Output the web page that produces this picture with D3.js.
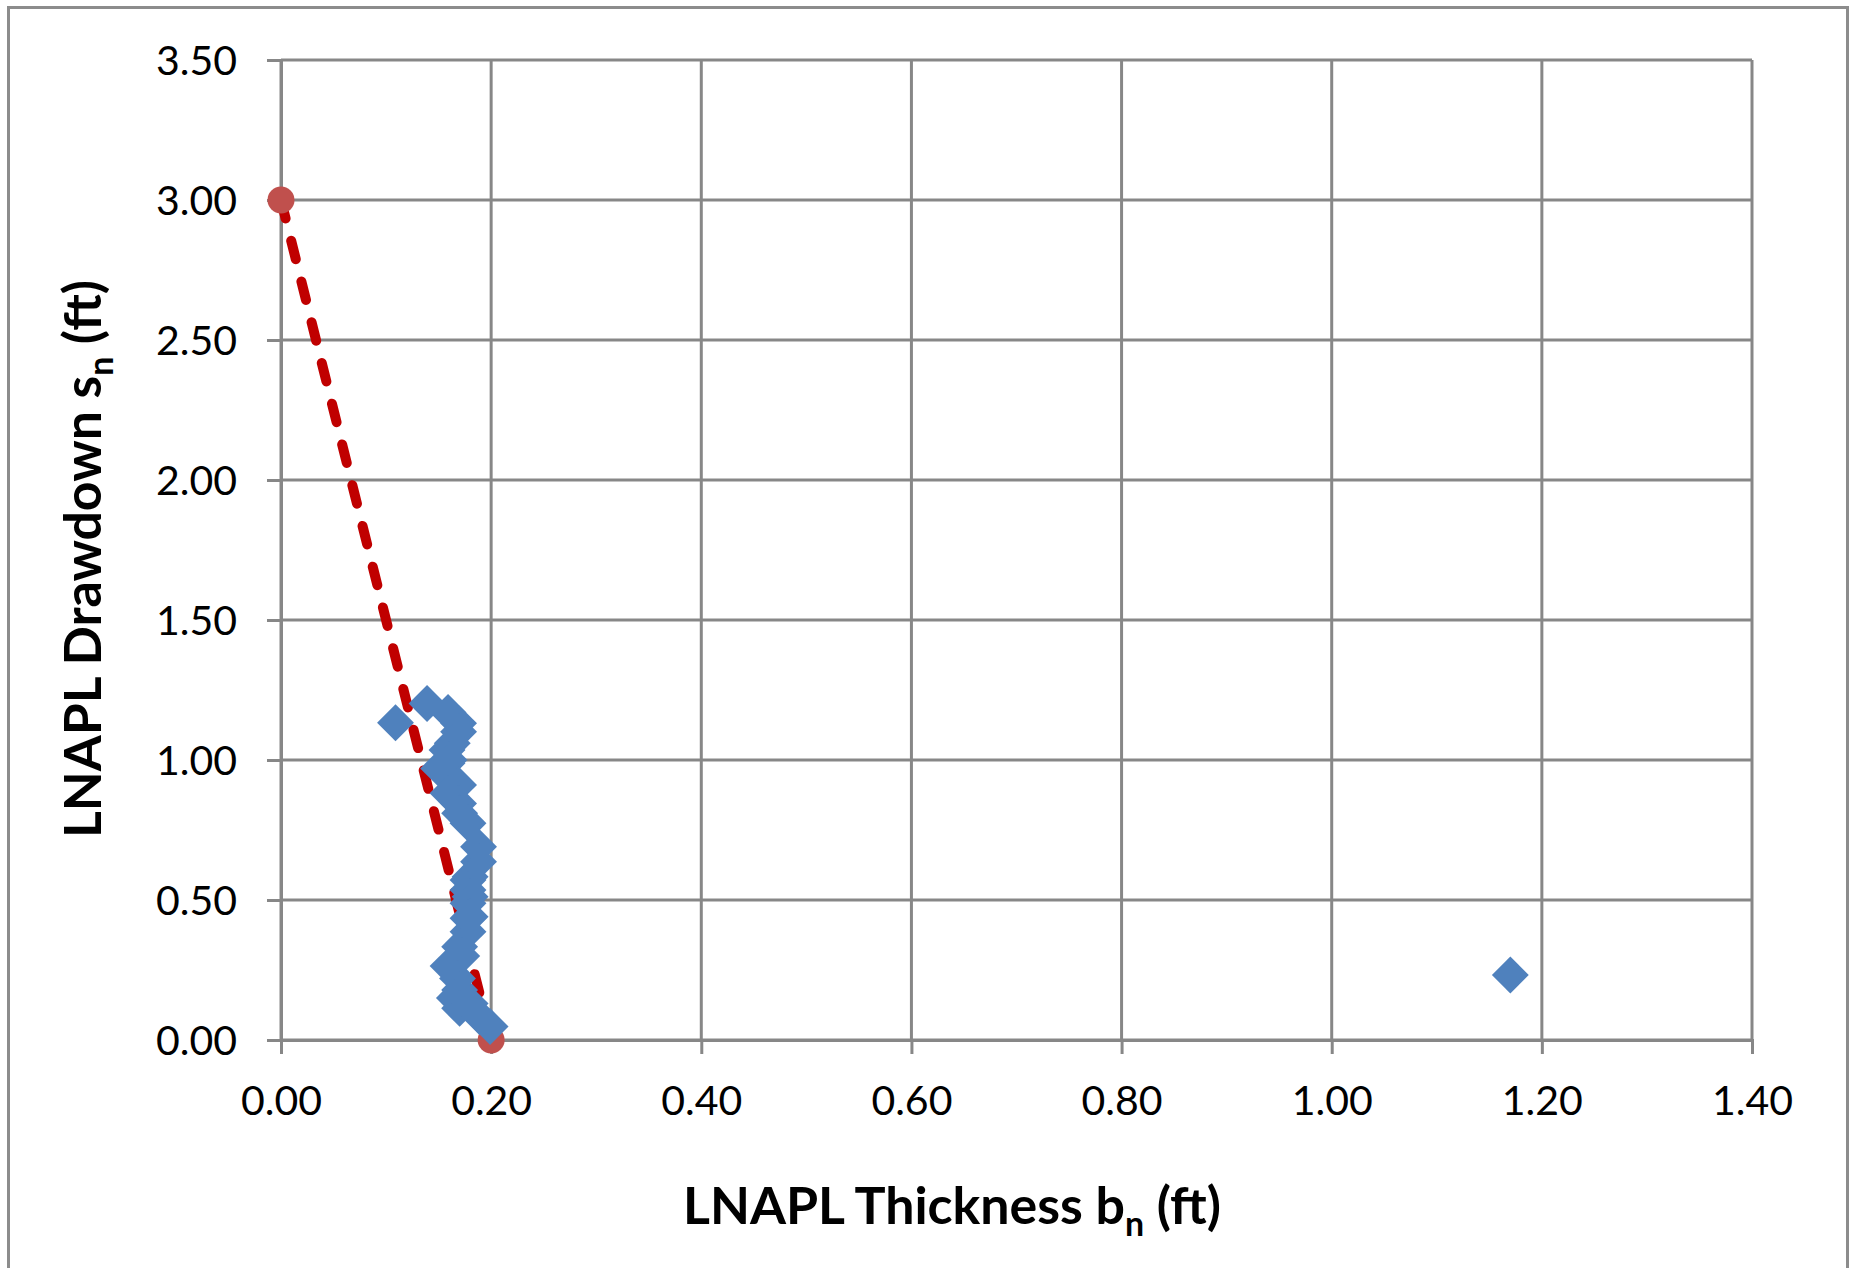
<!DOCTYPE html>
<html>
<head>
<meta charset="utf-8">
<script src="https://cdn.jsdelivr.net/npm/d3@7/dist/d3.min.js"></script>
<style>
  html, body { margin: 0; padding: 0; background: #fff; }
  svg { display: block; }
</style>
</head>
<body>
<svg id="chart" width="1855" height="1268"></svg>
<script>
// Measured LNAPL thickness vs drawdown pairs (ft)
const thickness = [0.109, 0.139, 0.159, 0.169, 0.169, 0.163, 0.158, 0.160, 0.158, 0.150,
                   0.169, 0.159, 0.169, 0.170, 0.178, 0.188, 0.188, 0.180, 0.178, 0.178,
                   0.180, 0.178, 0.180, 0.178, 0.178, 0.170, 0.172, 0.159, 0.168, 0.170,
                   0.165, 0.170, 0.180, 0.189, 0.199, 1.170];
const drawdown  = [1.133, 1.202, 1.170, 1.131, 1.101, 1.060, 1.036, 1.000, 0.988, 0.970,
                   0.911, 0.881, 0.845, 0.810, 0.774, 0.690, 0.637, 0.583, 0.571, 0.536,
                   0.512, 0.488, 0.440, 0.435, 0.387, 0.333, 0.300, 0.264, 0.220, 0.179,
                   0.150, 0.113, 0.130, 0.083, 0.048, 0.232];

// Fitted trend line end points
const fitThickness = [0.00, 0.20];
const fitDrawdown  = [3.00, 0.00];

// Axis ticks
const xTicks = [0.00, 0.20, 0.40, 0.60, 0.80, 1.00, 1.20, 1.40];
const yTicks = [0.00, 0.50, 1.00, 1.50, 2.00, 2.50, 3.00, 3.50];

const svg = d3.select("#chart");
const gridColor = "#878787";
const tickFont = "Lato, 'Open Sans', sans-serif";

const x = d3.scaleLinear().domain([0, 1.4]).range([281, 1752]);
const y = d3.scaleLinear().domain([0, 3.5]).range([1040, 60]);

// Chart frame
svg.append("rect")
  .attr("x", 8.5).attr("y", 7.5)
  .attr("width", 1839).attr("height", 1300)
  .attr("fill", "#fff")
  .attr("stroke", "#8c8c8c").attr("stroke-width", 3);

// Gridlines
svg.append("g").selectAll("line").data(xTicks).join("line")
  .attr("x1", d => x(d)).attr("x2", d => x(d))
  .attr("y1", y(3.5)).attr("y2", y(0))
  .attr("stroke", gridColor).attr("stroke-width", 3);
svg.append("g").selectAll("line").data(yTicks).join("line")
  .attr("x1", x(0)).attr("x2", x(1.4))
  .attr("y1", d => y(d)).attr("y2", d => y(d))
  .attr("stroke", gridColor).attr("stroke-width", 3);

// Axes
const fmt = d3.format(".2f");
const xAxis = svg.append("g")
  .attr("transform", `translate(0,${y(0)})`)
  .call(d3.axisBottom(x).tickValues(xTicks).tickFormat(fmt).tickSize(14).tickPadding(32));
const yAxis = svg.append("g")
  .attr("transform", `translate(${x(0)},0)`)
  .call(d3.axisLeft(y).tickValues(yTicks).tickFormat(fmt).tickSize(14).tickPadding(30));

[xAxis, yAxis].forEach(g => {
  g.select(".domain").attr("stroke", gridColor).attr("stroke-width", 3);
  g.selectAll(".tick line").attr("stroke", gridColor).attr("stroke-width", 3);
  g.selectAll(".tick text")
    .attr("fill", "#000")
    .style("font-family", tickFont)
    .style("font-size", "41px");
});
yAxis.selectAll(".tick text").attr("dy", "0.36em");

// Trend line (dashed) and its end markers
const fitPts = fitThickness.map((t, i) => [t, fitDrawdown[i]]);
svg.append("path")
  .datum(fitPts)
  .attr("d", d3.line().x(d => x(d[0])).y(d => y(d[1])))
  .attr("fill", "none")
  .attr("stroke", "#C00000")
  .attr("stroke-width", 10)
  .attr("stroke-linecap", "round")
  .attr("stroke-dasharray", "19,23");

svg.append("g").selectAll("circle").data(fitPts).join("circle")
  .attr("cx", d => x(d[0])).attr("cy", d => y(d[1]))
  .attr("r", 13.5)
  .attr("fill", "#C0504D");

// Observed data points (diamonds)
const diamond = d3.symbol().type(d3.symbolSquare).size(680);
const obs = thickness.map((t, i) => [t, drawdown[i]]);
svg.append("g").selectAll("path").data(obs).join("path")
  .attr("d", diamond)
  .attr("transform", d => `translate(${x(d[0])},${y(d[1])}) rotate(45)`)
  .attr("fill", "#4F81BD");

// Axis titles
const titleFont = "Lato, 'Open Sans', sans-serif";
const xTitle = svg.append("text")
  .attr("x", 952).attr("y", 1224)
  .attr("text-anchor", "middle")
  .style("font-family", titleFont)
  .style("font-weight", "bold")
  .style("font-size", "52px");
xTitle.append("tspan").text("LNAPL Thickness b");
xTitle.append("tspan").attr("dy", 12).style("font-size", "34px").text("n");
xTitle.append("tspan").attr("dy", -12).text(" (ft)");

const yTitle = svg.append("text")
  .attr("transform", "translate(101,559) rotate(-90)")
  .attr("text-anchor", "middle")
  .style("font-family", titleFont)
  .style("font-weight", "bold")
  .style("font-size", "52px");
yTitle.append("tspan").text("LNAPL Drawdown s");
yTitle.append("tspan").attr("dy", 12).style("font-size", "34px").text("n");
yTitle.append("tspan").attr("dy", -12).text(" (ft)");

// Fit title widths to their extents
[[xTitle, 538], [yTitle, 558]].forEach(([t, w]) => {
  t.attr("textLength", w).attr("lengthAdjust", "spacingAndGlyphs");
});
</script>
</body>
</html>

§

■ **Short problem**
Copy the data character for character, but drop all pictures from the copy.

■ **Answer to this task**
Output the web page that produces this picture with D3.js.
<!DOCTYPE html>
<html>
<head>
<meta charset="utf-8">
<script src="https://cdn.jsdelivr.net/npm/d3@7/dist/d3.min.js"></script>
<style>
  html, body { margin: 0; padding: 0; background: #fff; }
  svg { display: block; }
</style>
</head>
<body>
<svg id="chart" width="1855" height="1268"></svg>
<script>
// Measured LNAPL thickness vs drawdown pairs (ft)
const thickness = [0.109, 0.139, 0.159, 0.169, 0.169, 0.163, 0.158, 0.160, 0.158, 0.150,
                   0.169, 0.159, 0.169, 0.170, 0.178, 0.188, 0.188, 0.180, 0.178, 0.178,
                   0.180, 0.178, 0.180, 0.178, 0.178, 0.170, 0.172, 0.159, 0.168, 0.170,
                   0.165, 0.170, 0.180, 0.189, 0.199, 1.170];
const drawdown  = [1.133, 1.202, 1.170, 1.131, 1.101, 1.060, 1.036, 1.000, 0.988, 0.970,
                   0.911, 0.881, 0.845, 0.810, 0.774, 0.690, 0.637, 0.583, 0.571, 0.536,
                   0.512, 0.488, 0.440, 0.435, 0.387, 0.333, 0.300, 0.264, 0.220, 0.179,
                   0.150, 0.113, 0.130, 0.083, 0.048, 0.232];

// Fitted trend line end points
const fitThickness = [0.00, 0.20];
const fitDrawdown  = [3.00, 0.00];

// Axis ticks
const xTicks = [0.00, 0.20, 0.40, 0.60, 0.80, 1.00, 1.20, 1.40];
const yTicks = [0.00, 0.50, 1.00, 1.50, 2.00, 2.50, 3.00, 3.50];

const svg = d3.select("#chart");
const gridColor = "#878787";
const tickFont = "Lato, 'Open Sans', sans-serif";

const x = d3.scaleLinear().domain([0, 1.4]).range([281, 1752]);
const y = d3.scaleLinear().domain([0, 3.5]).range([1040, 60]);

// Chart frame
svg.append("rect")
  .attr("x", 8.5).attr("y", 7.5)
  .attr("width", 1839).attr("height", 1300)
  .attr("fill", "#fff")
  .attr("stroke", "#8c8c8c").attr("stroke-width", 3);

// Gridlines
svg.append("g").selectAll("line").data(xTicks).join("line")
  .attr("x1", d => x(d)).attr("x2", d => x(d))
  .attr("y1", y(3.5)).attr("y2", y(0))
  .attr("stroke", gridColor).attr("stroke-width", 3);
svg.append("g").selectAll("line").data(yTicks).join("line")
  .attr("x1", x(0)).attr("x2", x(1.4))
  .attr("y1", d => y(d)).attr("y2", d => y(d))
  .attr("stroke", gridColor).attr("stroke-width", 3);

// Axes
const fmt = d3.format(".2f");
const xAxis = svg.append("g")
  .attr("transform", `translate(0,${y(0)})`)
  .call(d3.axisBottom(x).tickValues(xTicks).tickFormat(fmt).tickSize(14).tickPadding(32));
const yAxis = svg.append("g")
  .attr("transform", `translate(${x(0)},0)`)
  .call(d3.axisLeft(y).tickValues(yTicks).tickFormat(fmt).tickSize(14).tickPadding(30));

[xAxis, yAxis].forEach(g => {
  g.select(".domain").attr("stroke", gridColor).attr("stroke-width", 3);
  g.selectAll(".tick line").attr("stroke", gridColor).attr("stroke-width", 3);
  g.selectAll(".tick text")
    .attr("fill", "#000")
    .style("font-family", tickFont)
    .style("font-size", "41px");
});
yAxis.selectAll(".tick text").attr("dy", "0.36em");

// Trend line (dashed) and its end markers
const fitPts = fitThickness.map((t, i) => [t, fitDrawdown[i]]);
svg.append("path")
  .datum(fitPts)
  .attr("d", d3.line().x(d => x(d[0])).y(d => y(d[1])))
  .attr("fill", "none")
  .attr("stroke", "#C00000")
  .attr("stroke-width", 10)
  .attr("stroke-linecap", "round")
  .attr("stroke-dasharray", "19,23");

svg.append("g").selectAll("circle").data(fitPts).join("circle")
  .attr("cx", d => x(d[0])).attr("cy", d => y(d[1]))
  .attr("r", 13.5)
  .attr("fill", "#C0504D");

// Observed data points (diamonds)
const diamond = d3.symbol().type(d3.symbolSquare).size(680);
const obs = thickness.map((t, i) => [t, drawdown[i]]);
svg.append("g").selectAll("path").data(obs).join("path")
  .attr("d", diamond)
  .attr("transform", d => `translate(${x(d[0])},${y(d[1])}) rotate(45)`)
  .attr("fill", "#4F81BD");

// Axis titles
const titleFont = "Lato, 'Open Sans', sans-serif";
const xTitle = svg.append("text")
  .attr("x", 952).attr("y", 1224)
  .attr("text-anchor", "middle")
  .style("font-family", titleFont)
  .style("font-weight", "bold")
  .style("font-size", "52px");
xTitle.append("tspan").text("LNAPL Thickness b");
xTitle.append("tspan").attr("dy", 12).style("font-size", "34px").text("n");
xTitle.append("tspan").attr("dy", -12).text(" (ft)");

const yTitle = svg.append("text")
  .attr("transform", "translate(101,559) rotate(-90)")
  .attr("text-anchor", "middle")
  .style("font-family", titleFont)
  .style("font-weight", "bold")
  .style("font-size", "52px");
yTitle.append("tspan").text("LNAPL Drawdown s");
yTitle.append("tspan").attr("dy", 12).style("font-size", "34px").text("n");
yTitle.append("tspan").attr("dy", -12).text(" (ft)");

// Fit title widths to their extents
[[xTitle, 538], [yTitle, 558]].forEach(([t, w]) => {
  t.attr("textLength", w).attr("lengthAdjust", "spacingAndGlyphs");
});
</script>
</body>
</html>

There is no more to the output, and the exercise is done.